Why was I not informed?

He hopes to expand notions of what children’s music is. “This is not just white guys with guitars playing for kids. We want to welcome all different types of music to this community.”

The Okee Dokee Brothers, Moock and Dog on Fleas — all “white guys with guitars” — sent a letter to the Recording Academy asking that their names be removed from the final Grammy ballots. They wrote they “couldn’t in good conscience benefit from a process that has historically overlooked women and artists of color.”

The other Okee Dokee Brother, Justin Lansing, said they felt a special responsibility to ask for change in a genre “tasked with modeling fairness and kindness to kids and families.”

Last month, the nominees met with the Recording Academy’s new interim president and CEO, Harvey Mason Jr., and its first chief diversity, equity and inclusion officer, Valeisha Butterfield Jones.
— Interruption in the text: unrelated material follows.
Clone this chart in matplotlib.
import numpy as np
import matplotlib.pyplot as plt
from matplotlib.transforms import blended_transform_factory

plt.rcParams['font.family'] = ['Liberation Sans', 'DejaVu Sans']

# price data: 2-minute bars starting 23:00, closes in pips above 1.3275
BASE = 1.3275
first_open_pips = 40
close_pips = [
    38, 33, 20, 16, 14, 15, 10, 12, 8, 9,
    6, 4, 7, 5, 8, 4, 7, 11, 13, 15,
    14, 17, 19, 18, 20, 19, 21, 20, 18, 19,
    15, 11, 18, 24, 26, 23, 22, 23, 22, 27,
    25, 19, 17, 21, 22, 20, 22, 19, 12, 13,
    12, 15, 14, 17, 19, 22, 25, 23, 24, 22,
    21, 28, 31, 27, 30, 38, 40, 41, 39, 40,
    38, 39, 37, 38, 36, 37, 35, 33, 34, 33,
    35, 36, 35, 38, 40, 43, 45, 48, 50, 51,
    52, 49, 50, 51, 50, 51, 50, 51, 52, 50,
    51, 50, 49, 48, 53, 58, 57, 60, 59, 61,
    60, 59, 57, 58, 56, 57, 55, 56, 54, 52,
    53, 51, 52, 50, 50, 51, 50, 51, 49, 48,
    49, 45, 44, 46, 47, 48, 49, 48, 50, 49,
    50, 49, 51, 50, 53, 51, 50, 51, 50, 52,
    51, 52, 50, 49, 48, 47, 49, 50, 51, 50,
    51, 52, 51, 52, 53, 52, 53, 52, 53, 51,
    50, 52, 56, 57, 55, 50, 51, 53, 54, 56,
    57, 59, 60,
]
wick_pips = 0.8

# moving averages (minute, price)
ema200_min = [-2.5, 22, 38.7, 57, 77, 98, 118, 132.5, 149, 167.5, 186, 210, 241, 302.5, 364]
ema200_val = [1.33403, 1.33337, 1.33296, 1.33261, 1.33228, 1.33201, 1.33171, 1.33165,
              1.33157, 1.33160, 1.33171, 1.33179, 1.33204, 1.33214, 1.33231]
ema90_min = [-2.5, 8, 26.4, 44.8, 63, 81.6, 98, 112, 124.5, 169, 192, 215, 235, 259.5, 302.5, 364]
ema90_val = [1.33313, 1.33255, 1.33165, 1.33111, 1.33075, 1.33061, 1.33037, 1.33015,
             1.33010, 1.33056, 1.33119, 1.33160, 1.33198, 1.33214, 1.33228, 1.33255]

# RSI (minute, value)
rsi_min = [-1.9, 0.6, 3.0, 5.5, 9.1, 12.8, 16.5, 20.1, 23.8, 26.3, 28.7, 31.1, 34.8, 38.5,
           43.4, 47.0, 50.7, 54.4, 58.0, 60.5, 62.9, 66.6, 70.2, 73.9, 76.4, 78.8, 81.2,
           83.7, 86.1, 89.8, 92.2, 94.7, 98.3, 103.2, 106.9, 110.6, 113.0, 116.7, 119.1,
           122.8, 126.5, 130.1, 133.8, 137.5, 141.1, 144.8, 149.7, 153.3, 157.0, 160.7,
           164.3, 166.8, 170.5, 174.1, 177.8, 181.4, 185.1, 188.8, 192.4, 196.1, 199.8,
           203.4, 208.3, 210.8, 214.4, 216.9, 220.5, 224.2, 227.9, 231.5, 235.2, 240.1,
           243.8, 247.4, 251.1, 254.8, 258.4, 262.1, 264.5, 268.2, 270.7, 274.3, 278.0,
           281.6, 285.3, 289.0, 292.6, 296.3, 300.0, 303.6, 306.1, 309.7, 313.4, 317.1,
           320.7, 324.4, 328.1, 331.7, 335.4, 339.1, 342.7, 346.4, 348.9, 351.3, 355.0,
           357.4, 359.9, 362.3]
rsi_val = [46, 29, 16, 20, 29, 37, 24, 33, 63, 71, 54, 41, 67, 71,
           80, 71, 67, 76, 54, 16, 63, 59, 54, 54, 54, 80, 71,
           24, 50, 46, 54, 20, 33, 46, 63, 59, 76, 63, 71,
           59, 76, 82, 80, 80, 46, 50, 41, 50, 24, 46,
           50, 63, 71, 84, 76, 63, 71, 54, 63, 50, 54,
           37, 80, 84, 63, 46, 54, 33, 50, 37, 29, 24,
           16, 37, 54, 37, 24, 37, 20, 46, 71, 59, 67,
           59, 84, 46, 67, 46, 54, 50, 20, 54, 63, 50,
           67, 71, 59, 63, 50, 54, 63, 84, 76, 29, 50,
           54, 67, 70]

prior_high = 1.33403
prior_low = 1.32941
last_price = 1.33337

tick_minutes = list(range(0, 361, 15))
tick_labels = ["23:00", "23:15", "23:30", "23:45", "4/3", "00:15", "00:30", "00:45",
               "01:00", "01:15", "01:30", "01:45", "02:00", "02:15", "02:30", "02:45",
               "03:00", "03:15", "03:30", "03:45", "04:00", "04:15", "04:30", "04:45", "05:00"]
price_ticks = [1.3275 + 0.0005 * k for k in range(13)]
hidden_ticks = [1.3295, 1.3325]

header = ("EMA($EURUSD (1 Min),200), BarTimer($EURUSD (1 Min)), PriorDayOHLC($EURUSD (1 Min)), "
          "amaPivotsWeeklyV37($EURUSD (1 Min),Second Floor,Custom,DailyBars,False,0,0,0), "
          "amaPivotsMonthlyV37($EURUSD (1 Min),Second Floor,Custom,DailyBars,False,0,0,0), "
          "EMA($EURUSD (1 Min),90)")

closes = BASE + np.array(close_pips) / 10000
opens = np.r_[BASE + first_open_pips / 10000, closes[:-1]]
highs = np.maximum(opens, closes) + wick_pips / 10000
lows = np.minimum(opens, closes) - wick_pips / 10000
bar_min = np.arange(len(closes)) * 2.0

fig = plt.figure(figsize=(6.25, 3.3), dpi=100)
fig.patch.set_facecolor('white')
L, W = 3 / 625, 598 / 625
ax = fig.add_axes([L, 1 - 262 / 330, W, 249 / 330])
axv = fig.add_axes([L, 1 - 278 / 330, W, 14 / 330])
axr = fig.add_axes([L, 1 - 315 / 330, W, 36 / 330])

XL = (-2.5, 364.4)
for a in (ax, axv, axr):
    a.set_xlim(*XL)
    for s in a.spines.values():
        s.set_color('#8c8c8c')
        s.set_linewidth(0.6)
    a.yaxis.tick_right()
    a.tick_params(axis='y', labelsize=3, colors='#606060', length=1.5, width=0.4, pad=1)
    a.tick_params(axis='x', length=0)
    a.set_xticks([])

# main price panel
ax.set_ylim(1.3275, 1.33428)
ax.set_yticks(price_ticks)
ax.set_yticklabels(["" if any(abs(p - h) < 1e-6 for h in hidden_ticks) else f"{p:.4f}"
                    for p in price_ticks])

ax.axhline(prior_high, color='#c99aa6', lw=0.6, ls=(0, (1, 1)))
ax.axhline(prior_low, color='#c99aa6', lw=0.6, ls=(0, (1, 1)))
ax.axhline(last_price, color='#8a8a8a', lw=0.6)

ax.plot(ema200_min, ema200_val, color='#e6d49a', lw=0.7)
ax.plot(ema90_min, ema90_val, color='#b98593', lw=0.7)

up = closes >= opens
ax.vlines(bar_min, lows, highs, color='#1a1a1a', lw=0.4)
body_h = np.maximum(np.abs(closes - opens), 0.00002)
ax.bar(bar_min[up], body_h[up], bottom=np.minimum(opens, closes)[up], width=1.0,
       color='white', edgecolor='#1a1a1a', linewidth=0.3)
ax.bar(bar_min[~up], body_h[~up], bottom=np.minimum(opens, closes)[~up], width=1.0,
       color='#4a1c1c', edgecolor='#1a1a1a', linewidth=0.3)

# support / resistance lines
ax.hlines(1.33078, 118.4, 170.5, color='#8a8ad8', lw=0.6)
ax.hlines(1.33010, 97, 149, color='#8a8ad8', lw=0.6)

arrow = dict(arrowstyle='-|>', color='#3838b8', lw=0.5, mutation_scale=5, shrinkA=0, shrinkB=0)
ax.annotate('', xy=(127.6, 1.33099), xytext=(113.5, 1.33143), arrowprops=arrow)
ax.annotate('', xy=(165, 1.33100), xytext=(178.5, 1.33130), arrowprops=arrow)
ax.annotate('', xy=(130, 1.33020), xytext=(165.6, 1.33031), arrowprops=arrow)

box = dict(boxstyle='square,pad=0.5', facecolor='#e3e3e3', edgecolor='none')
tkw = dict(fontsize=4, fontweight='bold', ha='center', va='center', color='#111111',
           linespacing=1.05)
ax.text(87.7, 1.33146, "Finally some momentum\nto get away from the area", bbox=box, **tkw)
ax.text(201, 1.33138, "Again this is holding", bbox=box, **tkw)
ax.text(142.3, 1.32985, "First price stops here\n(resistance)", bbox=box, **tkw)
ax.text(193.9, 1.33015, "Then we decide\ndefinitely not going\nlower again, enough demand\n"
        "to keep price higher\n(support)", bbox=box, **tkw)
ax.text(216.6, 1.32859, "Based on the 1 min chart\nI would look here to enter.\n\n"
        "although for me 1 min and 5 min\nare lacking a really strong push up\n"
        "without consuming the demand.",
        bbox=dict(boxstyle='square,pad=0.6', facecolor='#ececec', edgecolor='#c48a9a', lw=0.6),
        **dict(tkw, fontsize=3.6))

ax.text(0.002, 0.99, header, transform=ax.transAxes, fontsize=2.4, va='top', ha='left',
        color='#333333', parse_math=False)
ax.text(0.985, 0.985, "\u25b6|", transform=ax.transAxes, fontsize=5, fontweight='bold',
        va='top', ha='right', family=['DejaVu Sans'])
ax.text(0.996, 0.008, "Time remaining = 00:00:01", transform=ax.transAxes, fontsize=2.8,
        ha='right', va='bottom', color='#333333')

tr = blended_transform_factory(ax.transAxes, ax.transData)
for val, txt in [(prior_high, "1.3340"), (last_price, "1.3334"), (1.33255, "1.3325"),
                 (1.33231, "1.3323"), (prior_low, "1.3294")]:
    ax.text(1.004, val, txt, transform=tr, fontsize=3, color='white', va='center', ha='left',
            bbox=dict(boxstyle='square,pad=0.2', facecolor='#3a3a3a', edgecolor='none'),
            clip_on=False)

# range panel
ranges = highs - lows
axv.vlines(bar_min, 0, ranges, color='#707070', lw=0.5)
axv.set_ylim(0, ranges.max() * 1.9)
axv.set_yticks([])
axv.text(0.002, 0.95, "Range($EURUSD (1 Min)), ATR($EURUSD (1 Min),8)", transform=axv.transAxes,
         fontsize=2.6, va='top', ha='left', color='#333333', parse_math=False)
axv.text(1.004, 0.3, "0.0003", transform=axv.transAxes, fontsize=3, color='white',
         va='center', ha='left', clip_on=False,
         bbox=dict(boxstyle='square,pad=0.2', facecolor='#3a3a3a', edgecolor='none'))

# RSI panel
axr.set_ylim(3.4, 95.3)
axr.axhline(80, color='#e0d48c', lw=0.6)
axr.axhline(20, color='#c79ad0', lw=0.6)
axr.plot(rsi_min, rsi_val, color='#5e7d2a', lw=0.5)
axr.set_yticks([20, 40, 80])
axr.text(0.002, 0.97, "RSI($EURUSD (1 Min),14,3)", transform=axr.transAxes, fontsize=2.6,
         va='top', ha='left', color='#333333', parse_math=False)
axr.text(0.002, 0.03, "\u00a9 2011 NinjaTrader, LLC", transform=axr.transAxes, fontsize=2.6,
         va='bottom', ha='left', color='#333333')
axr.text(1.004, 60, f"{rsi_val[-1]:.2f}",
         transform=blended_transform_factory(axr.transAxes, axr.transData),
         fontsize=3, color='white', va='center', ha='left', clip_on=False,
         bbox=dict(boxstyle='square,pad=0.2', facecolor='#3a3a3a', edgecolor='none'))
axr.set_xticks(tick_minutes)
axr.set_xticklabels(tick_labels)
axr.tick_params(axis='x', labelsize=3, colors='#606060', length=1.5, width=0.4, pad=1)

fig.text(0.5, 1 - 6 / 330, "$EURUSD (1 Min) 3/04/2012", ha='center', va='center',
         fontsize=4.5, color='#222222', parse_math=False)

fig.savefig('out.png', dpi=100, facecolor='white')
“We’re an organization that’s ready for change, but you know, we’re not unique to the challenges of the world and to the challenges of our industry,” Butterfield Jones says of the 63-year-old organization being revamped. “I think it’s time. You know, we saw in 2020 a racial reckoning. So now, you know, it’s, you know, up to us what we’re going to do to take real and meaningful action.”

Butterfield Jones says since she started her job in May, she’s been looking for ways to increase diversity among the academy’s membership and in the Grammy’s secret nominating committees. The academy recently partnered with the racial justice group Color of Change to begin holding itself and record labels more accountable. They’re pushing for more transparency at the academy and support for artists, especially those who are Black.

If they succeed, someday we might even hear music by Black artists on the radio.

One of the two Grammy nominees who decided to remain on the ballot is Joanie Leeds. Her ninth children’s folk music album is titled All the Ladies.

“I didn’t decline because my album is really about empowering young women. I mean, I have 20 women on my album. So for us, it was like it was kind of counter to our empowering women message to step down,” Leeds says. “I know that this is really about the guys that dropped out, but I feel like a lot of times women are kind of left on the side. It’s a shame. I wish there was more equality with women.”

Someday, we might even hear women singers on the radio.